Simply put, if you’re an organization and you’re struggling with retention, acquisition (in particular) or feeling stuck when it comes to new product ideation, your community is the answer. 

3. Building a collaborative culture

A business's most valuable asset is its employees. Making sure that employees feel they belong, can collaborate, and share ideas with their colleagues is a huge part of building a collaborative culture they’ll want to be a part of.

Cait says internal communities are essential for successful cross-functional work.

“If you’re dealing with an enterprise-size org, having an internal community is imperative, now more than ever, for employee retention and satisfaction,” she says.

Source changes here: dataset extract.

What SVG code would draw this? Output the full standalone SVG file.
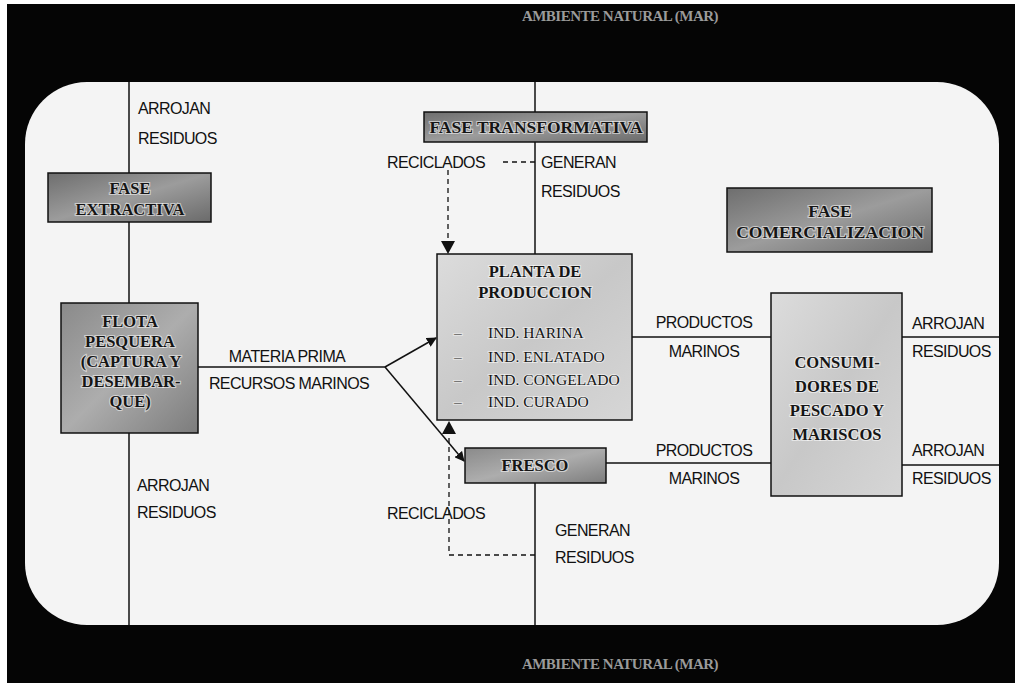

“The community we all show up to the most is likely our work community (if we work full time), so it makes good sense for businesses to invest in what those communities feel like.”

How does this translate to successful cross-collaboration? For teams to know each other and eventually work best together, they have to be able to communicate and share their individual goals with each other.

It opens a door for stakeholders to see mutual value for both departments and alignment in business goals.

“If they do [see value in working collaboratively], they’ll work well together. If they don’t, maybe they can have a conversation about that and try to get aligned. But without that communication, the collaborations will suffer, even if it’s a straightforward, seemingly natural shared benefit,” says Cait.

4. Increasing employee satisfaction

A huge part of cross-collaborative work is the personal and career growth it can provide to the individuals involved.

“Knowing how to optimize for the most collaborative wins is a skill that I think is both important and fulfilling, and cross-functional work requires so much of it,” says Cait. 

For Community teams and those who manage them, collaboration allows them to explain what they do and show value across teams and initiatives.

 And the reverse is also true. The other teams working alongside Community can also share their objectives and goals and ultimately get a clear picture of how they can collaborate to achieve shared business goals together. 

“We could all just do our own thing and then turn in our work, but our project will be weird and we’ll likely get a bad grade,” says Cait.

“However, when we communicate and collaborate, we make something different and quite possibly something even more unique and innovative.”

Cait points out that there are challenges to this way of work and it does require flexibility. 

“Sure, you might not get to do things exactly the way you prefer, because there are other stakeholders with their own preferences, too but stretching that flexibility muscle is also an important skill to develop over time but your organization and your community will thank you for it,” she says.